デブリを冷却するために使い続けている水は、捨てるところがありません。トリチウムなどの放射性物質が残っている汚染水として、原発周辺に設置された大きなタンクに保管されています。タンクは1,000基以上になり、汚染水は計1,300トンになろうとしています。

 

●政府は、汚染水を薄めて海洋に放出する方針ですが、漁業関係者を中心に反対が続いています。

 

【深刻な事態は続いている③(除染土)】

 

●除染作業により、はぎとられた土や草木は膨大な量になっています。東京ドーム11個分だそうです。それらは、第一原発が立地する大熊町双葉町に、「中間貯蔵」と称して保管されています。環境省が以前の居住者から買い上げた(泣く泣く売った人たちがほとんどです)広大な土地に、黒い袋に入れられて並んでいます。まるで黒い墓石のように。

 

●政府は「一時的な保管場所」と言っていますが、本当でしょうか? 2045年3月までに「福島県外で最終処分する」というのですが、汚染土を引き受けてくれる都道府県はあるでしょうか?

 

 

▼政府や東京電力は、その場しのぎの対策しかしてこなかったように見えます。先月6日に震度6強の地震がありました。第一原発で気になったことが2つありました。しかし、大きくは報道されませんでした。

 

 <1> メルトダウンしている1号機の冷却水の水位が1メートル下がった。

 <2> 3号機の地震計が故障していて、震度が計測できなかった。

 

 もう少し強い地震だったら、<1>はたいへんなことになったかも知れません。

 故障を知りながら地震計の修理をしていなかった<2>の事実には、呆れてしまいます。これが、東京電力の実態なのです。

 

▼次のようなことが、予定されています。

 

 ① オリンピックの聖火リレーが、第一原発に近いサッカー施設・Jヴィレッジからスタートする。
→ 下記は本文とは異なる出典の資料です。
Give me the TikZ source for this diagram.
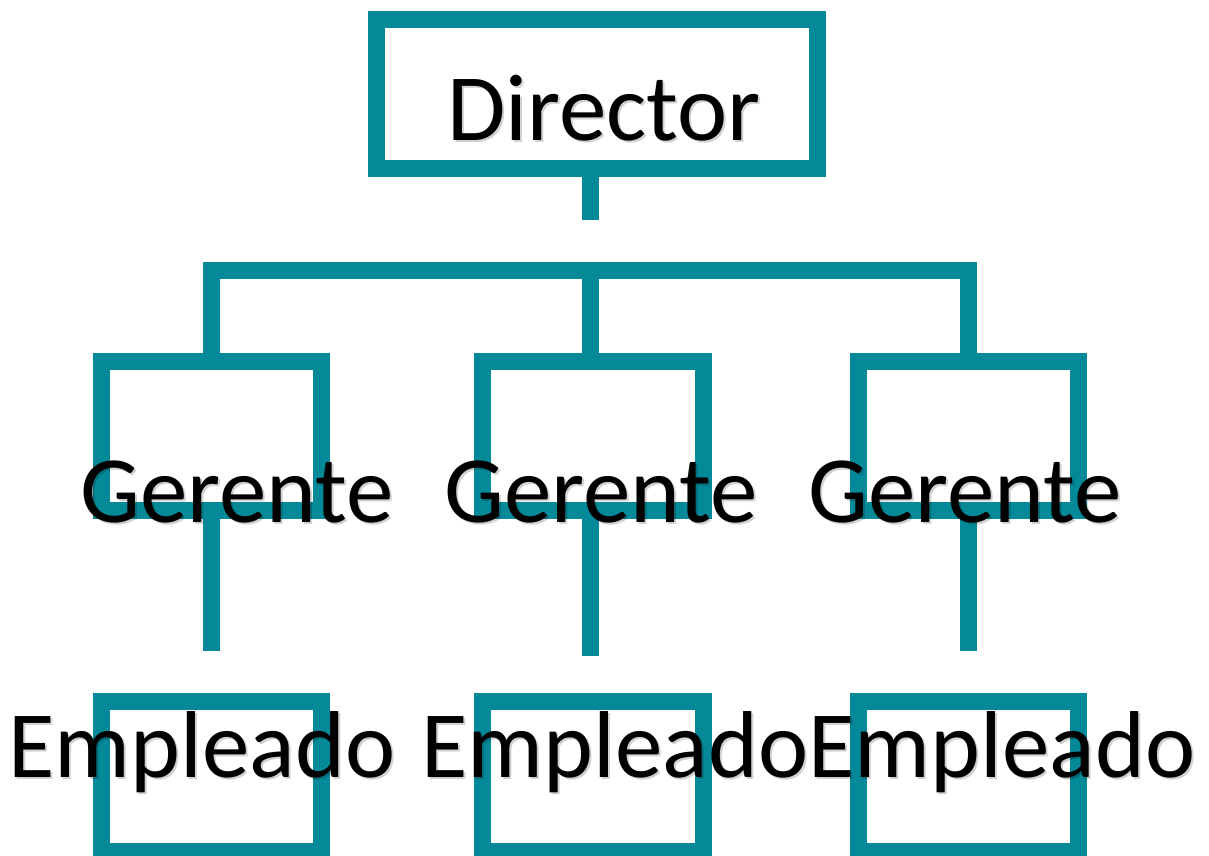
\documentclass[tikz,border=0pt]{standalone}
\usepackage{fontspec}
\setmainfont{Carlito}
\definecolor{teal}{RGB}{3,137,152}
\begin{document}
\begin{tikzpicture}[x=1pt,y=-1pt,
  box/.style={draw=teal,line width=17pt,inner sep=0pt,outer sep=0pt,minimum width=220pt,minimum height=149pt},
  conn/.style={draw=teal,line width=17pt,line join=miter},
  lbl/.style={inner sep=0pt,anchor=base,font=\fontsize{95}{100}\selectfont,text=black},
  shadow/.style={lbl,text=black,opacity=0.18}]
\useasboundingbox (0,0) rectangle (1209,855);
\clip (0,0) rectangle (1209,855);
% boxes
\node[box,minimum width=441pt] (D) at (597,94) {};
\node[box] (G1) at (211.5,436) {};
\node[box,minimum width=221pt] (G2) at (593,436) {};
\node[box] (G3) at (968.5,436) {};
\node[box,minimum height=150pt] (E1) at (211.5,776.5) {};
\node[box,minimum height=150pt,minimum width=221pt] (E2) at (593,776.5) {};
\node[box,minimum height=150pt] (E3) at (968.5,776.5) {};
% coordinates
\coordinate (m) at (590,270.5);
\coordinate (dstub) at (590,220);
\coordinate (s1) at (211.5,651);
\coordinate (s2) at (590,656);
\coordinate (s3) at (968.5,651);
% connectors
\draw[conn] (D.south -| m) -- (dstub);
\draw[conn] (G1.north) |- (m) -| (G3.north);
\draw[conn] (m) -- (G2.north -| m);
\draw[conn] (G1.south) -- (s1);
\draw[conn] (G2.south -| s2) -- (s2);
\draw[conn] (G3.south) -- (s3);
% text shadows
\node[shadow] at (606,142) {Director};
\node[shadow] at (239,524) {Gerente};
\node[shadow] at (603,524) {Gerente};
\node[shadow] at (967,524) {Gerente};
\node[shadow] at (204,779) {Empleado};
\node[shadow] at (617,779) {Empleado};
\node[shadow] at (1004,779) {Empleado};
% texts
\node[lbl] (tD) at (604,140) {Director};
\node[lbl] (tG1) at (237,522) {Gerente};
\node[lbl] (tG2) at (601,522) {Gerente};
\node[lbl] (tG3) at (965,522) {Gerente};
\node[lbl] (tE1) at (202,777) {Empleado};
\node[lbl] (tE2) at (615,777) {Empleado};
\node[lbl] (tE3) at (1002,777) {Empleado};
\end{tikzpicture}
\end{document}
 ② 第一原発の近くに「国際教育研究拠点」を整備する。

 

 残念ながら、日本の政治はごまかしに長けた人たちによって行われています。日本人は案外騙されやすいので(原発の安全でも、太平洋戦争でも)、「福島も復興しているんだ」と思ってしまう人たちもいるでしょう。しかし、①や②によって、福島第一原発の厳しい現状を覆い隠すことはできません。

 

▼なお福島第一原発は、東京電力原子力発電所でした。東北電力の施設ではありません。この当たり前の事実は、しかし、非常に重いものです。「日本の病」を象徴していると思います。

 

▼考えたくない歴史や見たくない現実はありますが、Web上の発言のように削除することはできません。日本は、2発の原子爆弾の被害と原子力発電所の重大事故の被害の両方を受けた国となりました。

 

▼あまりにいろいろなことが続くものですから、私たちも鈍感になっているかも知れませんが、今の日本の政治の腐敗はかなりのものです。「誠実」や「真実」や「希望」という言葉は、政治と最もかけ離れたものとなってしまいました。

 

▼そして、今後も巨大地震や巨大津波は起こるでしょう。「気候危機」(「変動」という語はごまかしの一つです)の進行によって、猛烈な台風や高潮が列島を襲うかも知れません。それでも政府は、「脱炭素」、「カーボン・ニュートラル」などと語りながら、原子力発電に頼ろうとしているのです。